As such, the storyline of Stormy Weather also emphasizes another important notion: each and every black person in this film has a purpose in the white world. Instead of simply being portrayed as black, they are seen as more than that; they are the entertainers. This label not only presents purpose that the white community can wrap their heads around, but it also acts as self-preservation methodology in a racist and ignorant society. This idea of being the entertainer to protect themselves parallels Charles Chesnutt and James Weldon Johnson’s method of passing for white as self-preservation ideology. To cope with being ignored, treated poorly, and seen as purely less than human, the characters in Chesnutt’s book The House Behind the Cedars and Johnson’s book, Autobiography of an Ex-Colored Man, attempted to instead turn their backs on the life that offers them less than a human’s existence in favor of blending in with a promise of opportunity. Chesnutt’s George and Johnson’s unnamed narrator both turn their backs on being colored men and instead embrace a life of lying about their culture in order to achieve more than they ever could by being black men in a white society. In fact, Chesnutt’s Frank, a dark skinned black man, even claims at one point that “the taint of black blood was the unpardonable sin, from the unmerited penalty of which there was no escape except by concealment” (Chesnutt 84). In these cases, the escape of the injustice surrounding the black race was passing for white, but Stormy Weather offers another escape: embracing a predetermined entertainer stereotype.

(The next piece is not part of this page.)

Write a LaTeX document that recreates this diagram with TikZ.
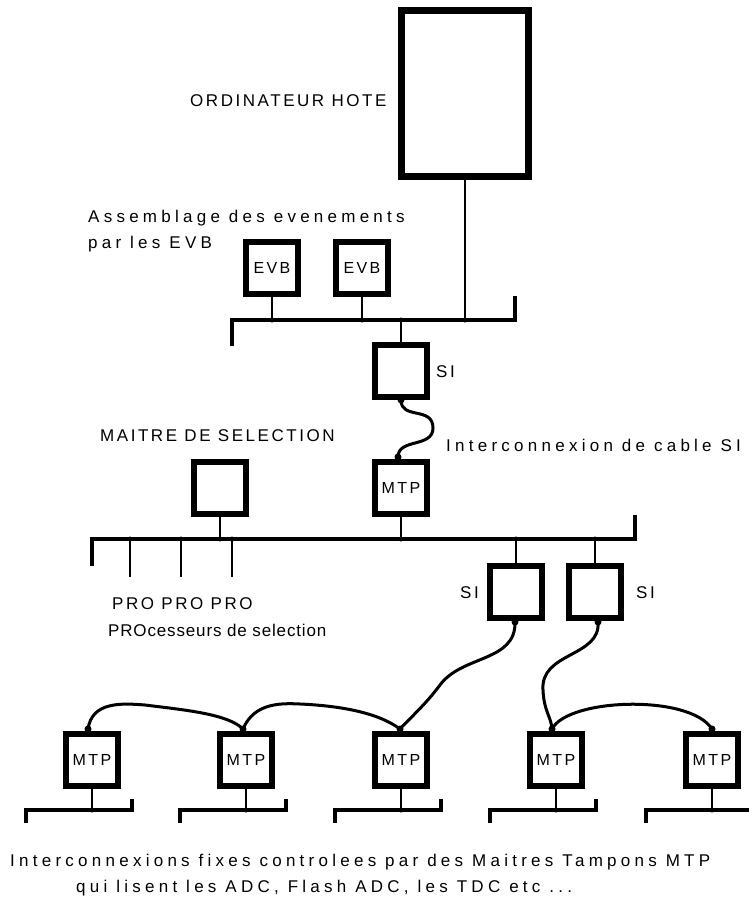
\documentclass[tikz,border=0pt]{standalone}
\usepackage{fontspec}
\setmainfont{Liberation Sans}
\newfontfamily\plotA{Liberation Sans}[LetterSpace=15]
\newfontfamily\plotB{Liberation Sans}[LetterSpace=25]
\newfontfamily\plotC{Liberation Sans}[LetterSpace=5]
\begin{document}
\begin{tikzpicture}[x=1pt,y=-1pt,
  box/.style={draw, line width=6.5pt, minimum width=52pt, minimum height=52pt, inner sep=0pt, font=\plotA\fontsize{16}{18}\selectfont},
  bus/.style={line width=4.5pt, line join=miter},
  stub/.style={line width=1.3pt},
  cable/.style={line width=3pt, line cap=round},
  jdot/.style={circle, fill, inner sep=0pt, minimum size=5pt},
  cdot/.style={circle, fill, inner sep=0pt, minimum size=7pt},
  capt/.style={inner sep=0pt, anchor=base west, font=\plotA\fontsize{17}{19}\selectfont},
  lowt/.style={inner sep=0pt, anchor=base west, font=\plotB\fontsize{17}{19}\selectfont},
  tightt/.style={inner sep=0pt, anchor=base west, font=\plotC\fontsize{17}{19}\selectfont},
]
\useasboundingbox (0,0) rectangle (749,902);

% ---------------- top level ----------------
\node[draw, line width=7pt, minimum width=127pt, minimum height=166pt, inner sep=0pt] (host) at (465,93.5) {};
\node[capt] (hostlab) at (190,106) {ORDINATEUR HOTE};
\node[lowt] (asm1) at (88,222) {Assemblage des evenements};
\node[lowt] (asm2) at (88,248) {par les EVB};

\node[box] (evb1) at (272,268) {EVB};
\node[box] (evb2) at (362,268) {EVB};
\node[box] (si0) at (401,371) {};
\node[capt] (si0lab) at (436,377) {SI};

\coordinate (tbA) at (232,346);
\coordinate (tbB) at (232,320);
\coordinate (tbC) at (515,320);
\coordinate (tbD) at (515,296);
\draw[bus] (tbA) -- (tbB) -- (tbC) -- (tbD);

\draw[stub] (evb1.south) -- (evb1.south |- tbB) node[jdot] (j1) {};
\draw[stub] (evb2.south) -- (evb2.south |- tbB) node[jdot] (j2) {};
\draw[stub] (si0.north) -- (si0.north |- tbB) node[jdot] (j3) {};
\draw[stub] (host.south) -- (host.south |- tbB) node[jdot] (j4) {};

% ---------------- middle level ----------------
\node[capt] (msl) at (100,441) {MAITRE DE SELECTION};
\node[lowt] (icl) at (446,451) {Interconnexion de cable SI};
\node[box] (sel) at (220,488) {};
\node[box] (mtp0) at (401,488) {MTP};
\node[box] (sia) at (516,592) {};
\node[box] (sib) at (595,592) {};
\node[capt] (sialab) at (460,598) {SI};
\node[capt] (siblab) at (636,598) {SI};

\coordinate (mbA) at (92,566);
\coordinate (mbB) at (92,539);
\coordinate (mbC) at (635,539);
\coordinate (mbD) at (635,515);
\draw[bus] (mbA) -- (mbB) -- (mbC) -- (mbD);

\draw[stub] (sel.south) -- (sel.south |- mbB) node[jdot] {};
\draw[stub] (mtp0.south) -- (mtp0.south |- mbB) node[jdot] {};
\draw[stub] (sia.north) -- (sia.north |- mbB) node[jdot] {};
\draw[stub] (sib.north) -- (sib.north |- mbB) node[jdot] {};

\coordinate (p1) at (130,577);
\coordinate (p2) at (181,577);
\coordinate (p3) at (232,577);
\draw[stub] (p1) -- (p1 |- mbB) node[jdot] {};
\draw[stub] (p2) -- (p2 |- mbB) node[jdot] {};
\draw[stub] (p3) -- (p3 |- mbB) node[jdot] {};
\node[capt] (prol) at (112,609) {PRO PRO PRO};
\node[tightt] (procl) at (108,636) {PROcesseurs de selection};

% cable SI -> MTP (middle)
\coordinate (c0a) at (401,400);
\coordinate (c0b) at (398,457);
\draw[cable] (c0a) .. controls (401,420) and (433,406) .. (433,428) .. controls (433,448) and (398,438) .. (c0b);
\node[cdot] at (c0a) {};
\node[cdot] at (c0b) {};

% ---------------- bottom level ----------------
\foreach \n/\cx in {1/92,2/246,3/401,4/556,5/712}{
  \node[box] (m\n) at (\cx,760) {MTP};
  \draw[bus] (\cx-66,823) -- (\cx-66,810) -- (\cx+40,810) -- (\cx+40,799);
  \draw[stub] (m\n.south) -- (m\n.south |- 0,810) node[jdot] {};
}

\coordinate (k1) at (88,729);
\coordinate (k2) at (243,729);
\coordinate (k3) at (400,729);
\coordinate (k4) at (552,729);
\coordinate (k5) at (712,729);
\coordinate (sa) at (515,622);
\coordinate (sb) at (598,622);

\draw[cable] (k1) .. controls (92,702) and (120,703) .. (145,705) .. controls (185,710) and (228,714) .. (k2);
\draw[cable] (k2) .. controls (254,703) and (280,703) .. (300,704) .. controls (345,706) and (380,714) .. (k3);
\draw[cable] (sa) .. controls (516,662) and (462,655) .. (440,685) .. controls (425,705) and (412,716) .. (k3);
\draw[cable] (sb) .. controls (601,657) and (540,652) .. (543,690) .. controls (544,712) and (551,716) .. (k4);
\draw[cable] (k4) .. controls (568,698) and (690,694) .. (k5);
\foreach \p in {k1,k2,k3,k4,k5,sa,sb}{ \node[cdot] at (\p) {}; }

\node[lowt] (bot1) at (10,866) {Interconnexions fixes controlees par des Maitres Tampons MTP};
\node[lowt] (bot2) at (76,892) {qui lisent les ADC, Flash ADC, les TDC etc ...};
\end{tikzpicture}
\end{document}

While Stormy Weather might not be a perfect portrayal of a misunderstood race, it still had some qualities that make it a classic film for its time. With its music bridging the gap, Stormy Weather is still a film with an all black cast, something that was nowhere near common at that time. The basis of the movie attempts to rescue African Americans from the purely servile role orchestrated by popular culture and racial tensions. Even though it might not be the most influential political activist film, it still has black people on the big screen. This, for the time, was definitely a step in the right direction.
Works Cited
Chesnutt, Charles W. The House Behind the Cedars. Thorpe, Ulverscroft, 1900. Johnson, James W. The Autobiography of an Ex-Colored Man. Dover Thrift Editions, 1995.